Instead of being in class surrounded by his goofy 2-3 year olds, Nate was hunched over his computer playing his games when I got to work.
“There was a power outage this morning,” he told me, “Classes got canceled. But now it’s back on.”
I had demo classes all day, and Strawberry class, for perhaps the last time, at 4:00 pm. I made some quick modifications on the Easter demo, and it went alright in the end.
One of the activities was a race carrying plastic easter eggs from one bin to another. The idea was it would be a parent- child activity, where the parents would help their child carry the eggs. When I called them up however the parents just stood behind the bins and watched their three year olds run back and forth on their tiny little legs getting more and more exhausted!
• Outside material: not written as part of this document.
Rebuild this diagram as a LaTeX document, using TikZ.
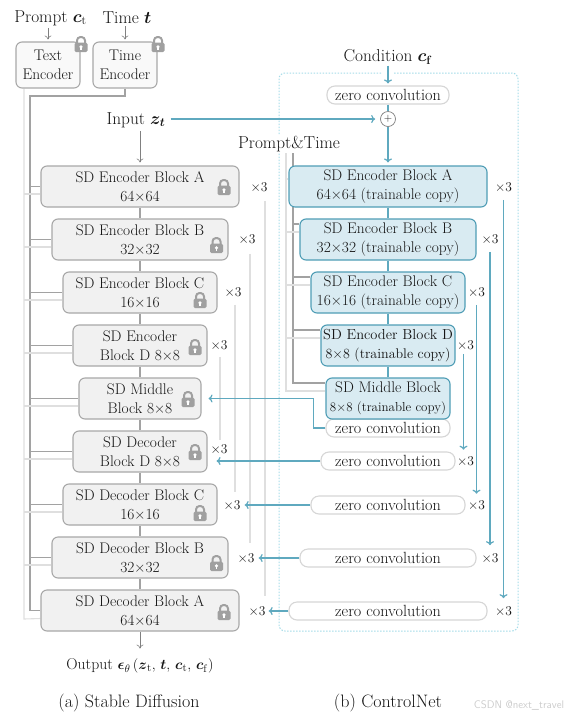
\documentclass[tikz,border=0pt]{standalone}
\usepackage{amsmath,amssymb}
\usepackage{tikz}
\usetikzlibrary{arrows,arrows.meta,backgrounds}

\definecolor{lineteal}{HTML}{5FA9BF}
\definecolor{borderteal}{HTML}{4F9DB5}
\definecolor{fillteal}{HTML}{D9EBF2}
\definecolor{dotteal}{HTML}{A5DBE8}
\definecolor{blockgray}{HTML}{F1F1F1}
\definecolor{bordergray}{HTML}{A8A8A8}
\definecolor{darkline}{HTML}{A2A2A2}
\definecolor{lightline}{HTML}{DFDFDF}
\definecolor{lockgray}{HTML}{A0A0A0}
\definecolor{zeroborder}{HTML}{D6D6D6}
\definecolor{txt}{HTML}{151515}

\begin{document}
\begin{tikzpicture}[
x=1pt,y=-1pt,
every node/.style={text=txt},
obj/.style={font=\fontsize{17.3}{20}\selectfont,inner sep=1pt},
captext/.style={font=\fontsize{18}{21}\selectfont,inner sep=1pt},
times/.style={font=\fontsize{13.5}{15}\selectfont,inner sep=0pt},
block/.style={draw=bordergray,fill=blockgray,line width=1.1pt,rounded corners=6pt,minimum width=#1,minimum height=41pt,inner sep=0pt,align=center,font=\fontsize{15.4}{19}\selectfont},
ctrl/.style={block=#1,draw=borderteal,fill=fillteal},
textenc/.style={block=64pt,minimum height=46pt,fill=white!60!blockgray},
zeroconv/.style={draw=zeroborder,fill=white,line width=1.1pt,rounded corners=8pt,minimum width=#1,minimum height=18pt,inner sep=0pt,font=\fontsize{16.2}{17}\selectfont},
arrow/.style={-{To[length=4pt,width=7pt]},draw=gray,line width=0.6pt},
tealarrow/.style={-{To[length=4pt,width=8pt]},draw=lineteal,line width=1.2pt},
tealline/.style={draw=lineteal,line width=1.2pt},
trunk/.style={draw=darkline,line width=1.1pt},
pale/.style={draw=lightline,line width=1.1pt},
pics/padlock/.style={code={
\draw[lockgray,line width=2pt,rounded corners=3.5pt] (-4,0) -- (-4,-7) -- (4,-7) -- (4,0);
\fill[lockgray,rounded corners=1.5pt] (-6.5,-1.5) rectangle (6.5,8);
\fill[white] (0,2.8) circle (1.8);
\fill[white] (-0.8,3) rectangle (0.8,6);
}}
]

\useasboundingbox (0,0) rectangle (571,716);

\node[obj](prompt) at (50.5,18) {Prompt $\boldsymbol{c}_{\mathrm{t}}$};

\node[obj](time) at (127,18) {Time $\boldsymbol{t}$};

\node[textenc](textE) at (48,65) {Text\\Encoder};

\node[textenc](timeE) at (125,65) {Time\\Encoder};

\pic at (81,44) {padlock};

\pic at (158,44) {padlock};

\node[obj](inputz) at (136,120) {Input $\boldsymbol{z_t}$};

\node[block=198pt](encA) at (140,186.5) {SD Encoder Block A\\64×64};

\node[block=176pt](encB) at (140,239.5) {SD Encoder Block B\\32×32};

\node[block=154pt](encC) at (140,292.5) {SD Encoder Block C\\16×16};

\node[block=134pt](encD) at (140,345.5) {SD Encoder\\Block D 8×8};

\node[block=122pt](mid) at (140,398.5) {SD Middle\\Block 8×8};

\node[block=134pt](decD) at (140,451.5) {SD Decoder\\Block D 8×8};

\node[block=154pt](decC) at (140,504.5) {SD Decoder Block C\\16×16};

\node[block=176pt](decB) at (140,557.5) {SD Decoder Block B\\32×32};

\node[block=198pt](decA) at (140,610.5) {SD Decoder Block A\\64×64};

\pic at (224,187) {padlock};

\pic at (216.5,245) {padlock};

\pic at (200,300) {padlock};

\pic at (195,347) {padlock};

\pic at (188,399) {padlock};

\pic at (195,452) {padlock};

\pic at (200,513) {padlock};

\pic at (216.5,563) {padlock};

\pic at (224,612) {padlock};

\node[obj,font=\fontsize{15.7}{19}\selectfont](output) at (140,666) {Output $\boldsymbol{\epsilon}_{\theta}\,(\boldsymbol{z}_{\mathrm{t}},\,\boldsymbol{t},\,\boldsymbol{c}_{\mathrm{t}},\,\boldsymbol{c}_{\mathrm{f}})$};

\node[captext](capA) at (129,703) {(a) Stable Diffusion};

\node[captext](capB) at (388,703) {(b) ControlNet};

\node[inner sep=0pt,text=lightline!80!gray,font=\sffamily\fontsize{11}{12}\selectfont](mark) at (519,705) {CSDN @next\_travel};

\node[obj](cond) at (388,57) {Condition $\boldsymbol{c}_{\mathbf{f}}$};

\node[zeroconv=122pt](zeroT) at (388,95) {zero convolution};

\node[draw=gray,fill=white,circle,inner sep=0pt,minimum size=15pt,line width=0.7pt,font=\fontsize{11}{11}\selectfont](plus) at (388,119) {+};

\node[obj,fill=white](promptT) at (289,144) {Prompt\&Time};

\node[zeroconv=124pt](zeroM) at (388,428) {zero convolution};

\node[ctrl=198pt](ctrlA) at (388,186.5) {SD Encoder Block A\\64×64 (trainable copy)};

\node[ctrl=176pt](ctrlB) at (388,239.5) {SD Encoder Block B\\32×32 (trainable copy)};

\node[ctrl=154pt](ctrlC) at (388,292.5) {SD Encoder Block C\\16×16 (trainable copy)};

\node[ctrl=134pt,font=\fontsize{14.5}{19}\selectfont](ctrlD) at (388,345.5) {SD Encoder Block D\\{\fontsize{14}{19}\selectfont 8×8 (trainable copy)}};

\node[ctrl=124pt](ctrlM) at (388,398.5) {SD Middle Block\\{\fontsize{13}{15}\selectfont 8×8 (trainable copy)}};

\node[zeroconv=134pt](zeroD) at (388,461) {zero convolution};

\node[zeroconv=154pt](zeroC) at (388,505) {zero convolution};

\node[zeroconv=176pt](zeroB) at (388,558) {zero convolution};

\node[zeroconv=198pt](zeroA) at (388,611) {zero convolution};

\node[times](xEncA) at (259,187) {×3};

\node[times](xEncB) at (247,239) {×3};

\node[times](xEncC) at (233,292) {×3};

\node[times](xEncD) at (219,345) {×3};

\node[times](xDecD) at (219,449) {×3};

\node[times](xDecC) at (232,505) {×3};

\node[times](xDecB) at (246,558) {×3};

\node[times](xDecA) at (257,611) {×3};

\node[times](xCtrlA) at (503.5,187) {×3};

\node[times](xCtrlB) at (490,239) {×3};

\node[times](xCtrlC) at (476.5,292) {×3};

\node[times](xCtrlD) at (465.5,345) {×3};

\node[times](xZeroD) at (465.5,461) {×3};

\node[times](xZeroC) at (476.5,505) {×3};

\node[times](xZeroB) at (490,558) {×3};

\node[times](xZeroA) at (503.5,611) {×3};

% trunks stay behind the blocks
\begin{scope}[on background layer]

\draw[dotteal,line width=1pt,dash pattern=on 1.5pt off 1.5pt,rounded corners=6pt] (394,73) -- (518,73) -- (518,631) -- (279,631) -- (279,73) -- (382,73);

\coordinate (darkT) at (30,96);

\coordinate (lightT) at (24,619);

\coordinate (darkC) at (293,153);

\coordinate (lightC) at (286,153);

\draw[trunk] (timeE.south) |- (darkT) |- (decA.west);

\draw[pale] (textE.south -| lightT) -- (lightT) -- ([yshift=-8pt]decA.west);

\draw[trunk] (darkT |- encA.west) -- (encA.west);

\draw[trunk] (darkT |- encB.west) -- (encB.west);

\draw[trunk] (darkT |- encC.west) -- (encC.west);

\draw[trunk] (darkT |- encD.west) -- (encD.west);

\draw[trunk] (darkT |- mid.west) -- (mid.west);

\draw[trunk] (darkT |- decD.west) -- (decD.west);

\draw[trunk] (darkT |- decC.west) -- (decC.west);

\draw[trunk] (darkT |- decB.west) -- (decB.west);

\draw[pale] ([yshift=-7.5pt]lightT |- encA.west) -- ([yshift=-7.5pt]encA.west);

\draw[pale] ([yshift=-7.5pt]lightT |- encB.west) -- ([yshift=-7.5pt]encB.west);

\draw[pale] ([yshift=-7.5pt]lightT |- encC.west) -- ([yshift=-7.5pt]encC.west);

\draw[pale] ([yshift=-7.5pt]lightT |- encD.west) -- ([yshift=-7.5pt]encD.west);

\draw[pale] ([yshift=-7.5pt]lightT |- mid.west) -- ([yshift=-7.5pt]mid.west);

\draw[pale] ([yshift=-7.5pt]lightT |- decD.west) -- ([yshift=-7.5pt]decD.west);

\draw[pale] ([yshift=-7.5pt]lightT |- decC.west) -- ([yshift=-7.5pt]decC.west);

\draw[pale] ([yshift=-7.5pt]lightT |- decB.west) -- ([yshift=-7.5pt]decB.west);

\draw[trunk] (encA) -- (encB);

\draw[trunk] (encB) -- (encC);

\draw[trunk] (encC) -- (encD);

\draw[trunk] (encD) -- (mid);

\draw[trunk] (mid) -- (decD);

\draw[trunk] (decD) -- (decC);

\draw[trunk] (decC) -- (decB);

\draw[trunk] (decB) -- (decA);

\draw[trunk] (darkC) |- ([yshift=15.5pt]ctrlM.west);

\draw[pale] (lightC) |- ([yshift=7.5pt]ctrlM.west);

\draw[trunk] ([yshift=15.5pt]darkC |- ctrlB.west) -- ([yshift=15.5pt]ctrlB.west);

\draw[trunk] ([yshift=15.5pt]darkC |- ctrlC.west) -- ([yshift=15.5pt]ctrlC.west);

\draw[trunk] ([yshift=15.5pt]darkC |- ctrlD.west) -- ([yshift=15.5pt]ctrlD.west);

\draw[pale] ([yshift=7.5pt]lightC |- ctrlA.west) -- ([yshift=7.5pt]ctrlA.west);

\draw[pale] ([yshift=7.5pt]lightC |- ctrlB.west) -- ([yshift=7.5pt]ctrlB.west);

\draw[pale] ([yshift=7.5pt]lightC |- ctrlC.west) -- ([yshift=7.5pt]ctrlC.west);

\draw[pale] ([yshift=7.5pt]lightC |- ctrlD.west) -- ([yshift=7.5pt]ctrlD.west);

\draw[pale,shorten <=9pt,shorten >=10pt] ([xshift=6pt]xEncA.south) -- ([xshift=8pt]xDecA.north);

\draw[pale,shorten <=10pt,shorten >=10pt] ([xshift=3pt]xEncB.south) -- ([xshift=4pt]xDecB.north);

\draw[pale,shorten <=8pt,shorten >=8pt] ([xshift=2pt]xEncC.south) -- ([xshift=3pt]xDecC.north);

\draw[pale,shorten <=7pt,shorten >=4pt] ([xshift=1pt]xEncD.south) -- ([xshift=1pt]xDecD.north);

\draw[tealline] (ctrlA) -- (ctrlB);

\draw[tealline] (ctrlB) -- (ctrlC);

\draw[tealline] (ctrlC) -- (ctrlD);

\draw[tealline] (ctrlD) -- (ctrlM);

\end{scope}

\draw[arrow,shorten <=1pt,shorten >=2pt] (prompt.south -| textE) -- (textE);

\draw[arrow,shorten <=1pt,shorten >=2pt] (time.south -| timeE) -- (timeE);

\draw[arrow,shorten <=2pt,shorten >=3pt] (inputz.south -| encA) -- (encA);

\draw[arrow,shorten >=9pt] (decA) -- (output);

\draw[tealarrow,shorten <=4pt,shorten >=5pt] (inputz.east |- plus) -- (plus);

\draw[tealarrow,shorten >=2pt] (cond) -- (zeroT);

\draw[tealline] (zeroT) -- (plus);

\draw[tealarrow,shorten >=3pt] (plus) -- (ctrlA);

\draw[tealarrow] (zeroM.west) -- ++(-12,0) |- ([xshift=7pt]mid.east);

\draw[tealarrow] (zeroD) -- ([xshift=9pt]decD.east |- zeroD);

\draw[tealarrow] (zeroC) -- ([xshift=4pt]xDecC.east);

\draw[tealarrow] (zeroB) -- ([xshift=4pt]xDecB.east);

\draw[tealarrow] (zeroA) -- ([xshift=3pt]xDecA.east);

\draw[tealarrow,shorten <=8pt,shorten >=8pt] (xCtrlA.south) -- (xZeroA.north);

\draw[tealarrow,shorten <=8pt,shorten >=8pt] (xCtrlB.south) -- (xZeroB.north);

\draw[tealarrow,shorten <=8pt,shorten >=6.5pt] (xCtrlC.south) -- (xZeroC.north);

\draw[tealarrow,shorten <=4pt,shorten >=6.5pt] ([xshift=-2pt]xCtrlD.south) -- ([xshift=-2pt]xZeroD.north);

\end{tikzpicture}
\end{document}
Tatianna, who was sitting in on my demo today (a regular thing for new teachers to do) started cracking up as she watched me shuffles the bins closer and closer together, and sneak away eggs while the children weren’t looking!
For some reason Muffin had found it necessary to include a real hard boiled egg in each bin, which was soon a mash of shell and egg bits. They were removed by me to a new home in the garbage can.
At least I had only 8 kids, pretty much the ideal number for a demo, especially of the young ones that need more attention. Well, I started out with only 8 kids… as the race went on late comers kept entering the room, and by the time I was done my total head count had grown to a massive 14 3-4 year olds! I had been told to expect a small demo and was in no way prepared for the numbers.
My following demos were much smoother.
I tutored that night after work. Sam wasn’t thrilled that we were doing a geography lesson, but I think he found it much more interesting then he’d originally expected. Lisa and Rose walked me to the bus stop as usual. I really enjoy their company after teaching as we walk and chat. I think they have fun with the opportunity to practice their own rusty oral English. Both are teachers, and both have fantastic written English. When they were going to school however there were no oral English classes, so spoken is a different story. Often we’d see the bus coming before we got to the bus stop and I’d be waving over my shoulder as I sprinted away from them, them calling goodbye and telling me to hurry.
Today Lisa had given me a little tin of candy from a wedding they’d attended, and that had gotten me onto the topic of weddings. I told her that Nate and I would be getting married when we returned to Canada, and talked about my idea of getting a Chinese wedding dress made. Lisa congratulated me, but seemed a little disappointed. I think she was hoping I would stay after my contract ended. “The kids really like you,” she told me, “I really like you too. I think you are like Chinese girl!”
I smiled at the compliment, “Except I don’t speak Chinese!” I laughed.
“Yes but you have gotten much better. You are like Chinese girl in personality.”